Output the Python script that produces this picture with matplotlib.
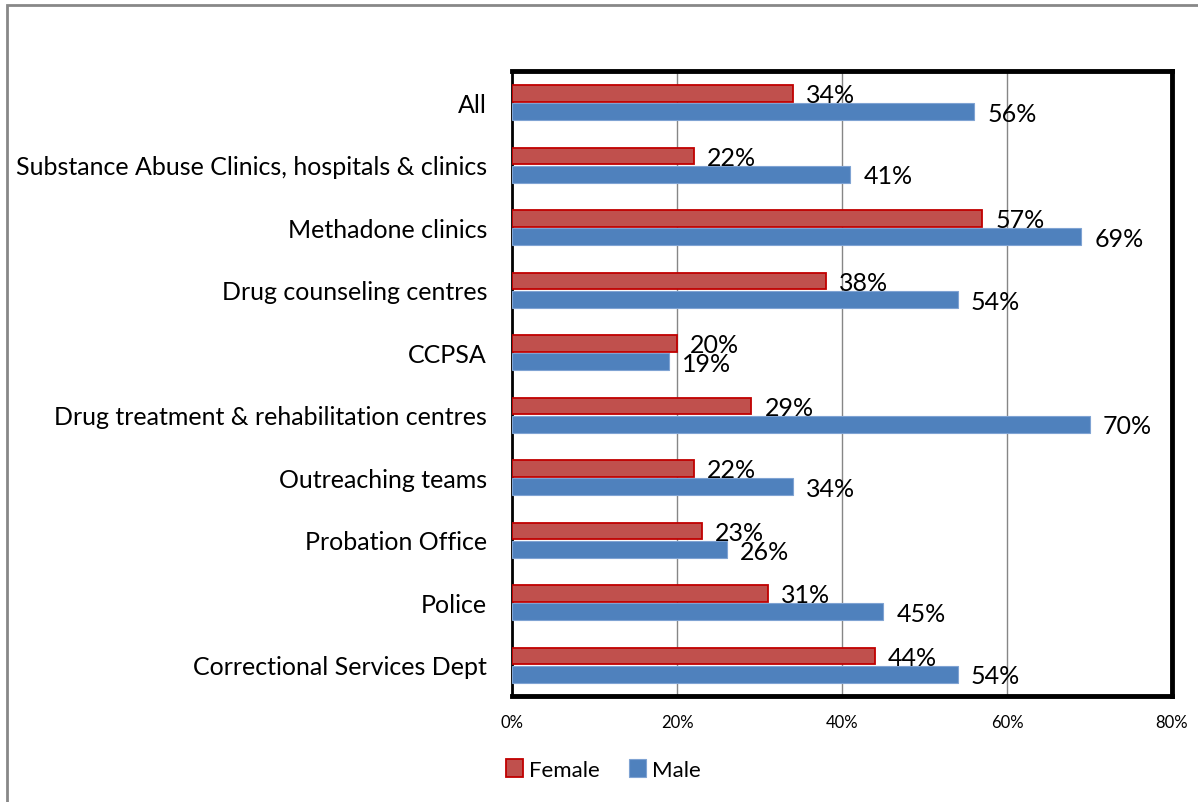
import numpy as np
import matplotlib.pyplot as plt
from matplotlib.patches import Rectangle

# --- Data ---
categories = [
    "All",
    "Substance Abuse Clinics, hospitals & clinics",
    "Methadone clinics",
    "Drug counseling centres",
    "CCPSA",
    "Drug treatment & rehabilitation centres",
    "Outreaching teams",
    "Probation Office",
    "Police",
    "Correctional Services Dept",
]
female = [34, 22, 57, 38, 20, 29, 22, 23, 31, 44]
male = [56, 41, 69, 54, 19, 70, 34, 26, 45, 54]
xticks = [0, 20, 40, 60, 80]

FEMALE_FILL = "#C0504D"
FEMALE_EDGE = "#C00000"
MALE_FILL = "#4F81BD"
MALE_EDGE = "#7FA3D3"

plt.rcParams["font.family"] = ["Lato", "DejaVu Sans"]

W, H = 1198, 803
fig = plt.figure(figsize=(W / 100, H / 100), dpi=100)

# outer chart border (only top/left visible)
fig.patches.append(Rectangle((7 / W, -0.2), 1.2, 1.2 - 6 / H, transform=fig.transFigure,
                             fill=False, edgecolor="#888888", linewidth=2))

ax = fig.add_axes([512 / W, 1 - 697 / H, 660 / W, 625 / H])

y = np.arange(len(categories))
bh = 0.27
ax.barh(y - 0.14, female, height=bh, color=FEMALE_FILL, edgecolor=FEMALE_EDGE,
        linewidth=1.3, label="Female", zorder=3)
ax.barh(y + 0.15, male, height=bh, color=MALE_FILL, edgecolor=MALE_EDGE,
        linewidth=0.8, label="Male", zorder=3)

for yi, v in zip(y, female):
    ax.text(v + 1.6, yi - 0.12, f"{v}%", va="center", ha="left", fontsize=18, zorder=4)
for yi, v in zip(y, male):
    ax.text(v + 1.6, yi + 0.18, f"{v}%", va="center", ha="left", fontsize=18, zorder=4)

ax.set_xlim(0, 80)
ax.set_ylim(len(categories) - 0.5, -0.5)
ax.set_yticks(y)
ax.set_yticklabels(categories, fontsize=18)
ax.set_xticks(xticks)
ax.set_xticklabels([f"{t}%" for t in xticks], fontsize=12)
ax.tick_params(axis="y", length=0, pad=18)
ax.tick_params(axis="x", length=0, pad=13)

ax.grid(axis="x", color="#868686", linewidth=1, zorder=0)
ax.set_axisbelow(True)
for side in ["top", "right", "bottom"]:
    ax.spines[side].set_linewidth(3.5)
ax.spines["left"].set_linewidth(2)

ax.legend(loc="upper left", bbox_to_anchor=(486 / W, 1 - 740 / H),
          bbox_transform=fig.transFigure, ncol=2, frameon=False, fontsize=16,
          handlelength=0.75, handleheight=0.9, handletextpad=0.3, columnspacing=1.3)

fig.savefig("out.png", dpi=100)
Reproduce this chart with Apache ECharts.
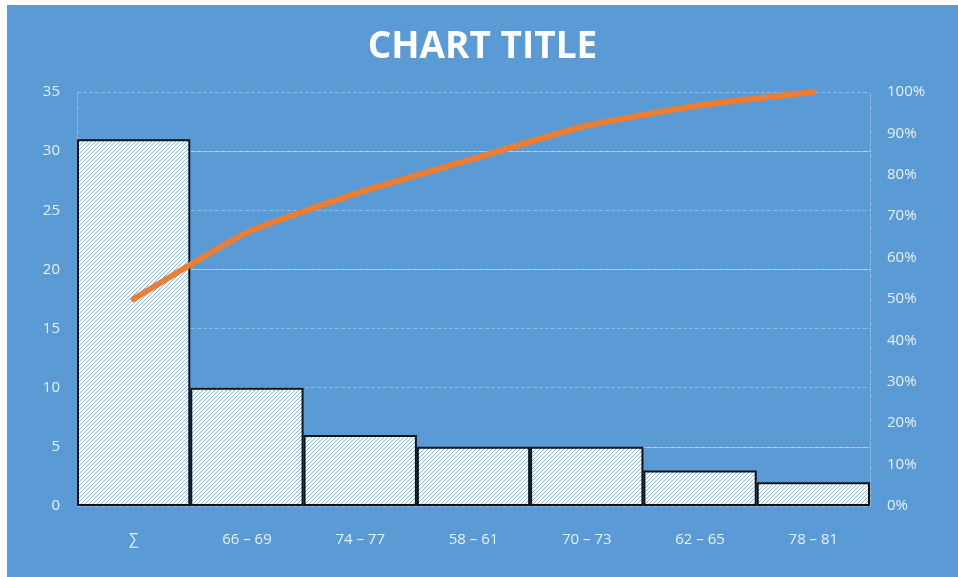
● ● ● ● ●
Retype every record above exactly as written, but leave out the pictures.

Output the Python script that produces this picture with matplotlib.
import numpy as np
import matplotlib.pyplot as plt
from matplotlib.patches import Rectangle

# --- Data ---
categories = [
    "All",
    "Substance Abuse Clinics, hospitals & clinics",
    "Methadone clinics",
    "Drug counseling centres",
    "CCPSA",
    "Drug treatment & rehabilitation centres",
    "Outreaching teams",
    "Probation Office",
    "Police",
    "Correctional Services Dept",
]
female = [34, 22, 57, 38, 20, 29, 22, 23, 31, 44]
male = [56, 41, 69, 54, 19, 70, 34, 26, 45, 54]
xticks = [0, 20, 40, 60, 80]

FEMALE_FILL = "#C0504D"
FEMALE_EDGE = "#C00000"
MALE_FILL = "#4F81BD"
MALE_EDGE = "#7FA3D3"

plt.rcParams["font.family"] = ["Lato", "DejaVu Sans"]

W, H = 1198, 803
fig = plt.figure(figsize=(W / 100, H / 100), dpi=100)

# outer chart border (only top/left visible)
fig.patches.append(Rectangle((7 / W, -0.2), 1.2, 1.2 - 6 / H, transform=fig.transFigure,
                             fill=False, edgecolor="#888888", linewidth=2))

ax = fig.add_axes([512 / W, 1 - 697 / H, 660 / W, 625 / H])

y = np.arange(len(categories))
bh = 0.27
ax.barh(y - 0.14, female, height=bh, color=FEMALE_FILL, edgecolor=FEMALE_EDGE,
        linewidth=1.3, label="Female", zorder=3)
ax.barh(y + 0.15, male, height=bh, color=MALE_FILL, edgecolor=MALE_EDGE,
        linewidth=0.8, label="Male", zorder=3)

for yi, v in zip(y, female):
    ax.text(v + 1.6, yi - 0.12, f"{v}%", va="center", ha="left", fontsize=18, zorder=4)
for yi, v in zip(y, male):
    ax.text(v + 1.6, yi + 0.18, f"{v}%", va="center", ha="left", fontsize=18, zorder=4)

ax.set_xlim(0, 80)
ax.set_ylim(len(categories) - 0.5, -0.5)
ax.set_yticks(y)
ax.set_yticklabels(categories, fontsize=18)
ax.set_xticks(xticks)
ax.set_xticklabels([f"{t}%" for t in xticks], fontsize=12)
ax.tick_params(axis="y", length=0, pad=18)
ax.tick_params(axis="x", length=0, pad=13)

ax.grid(axis="x", color="#868686", linewidth=1, zorder=0)
ax.set_axisbelow(True)
for side in ["top", "right", "bottom"]:
    ax.spines[side].set_linewidth(3.5)
ax.spines["left"].set_linewidth(2)

ax.legend(loc="upper left", bbox_to_anchor=(486 / W, 1 - 740 / H),
          bbox_transform=fig.transFigure, ncol=2, frameon=False, fontsize=16,
          handlelength=0.75, handleheight=0.9, handletextpad=0.3, columnspacing=1.3)

fig.savefig("out.png", dpi=100)
Reproduce this chart with Apache ECharts.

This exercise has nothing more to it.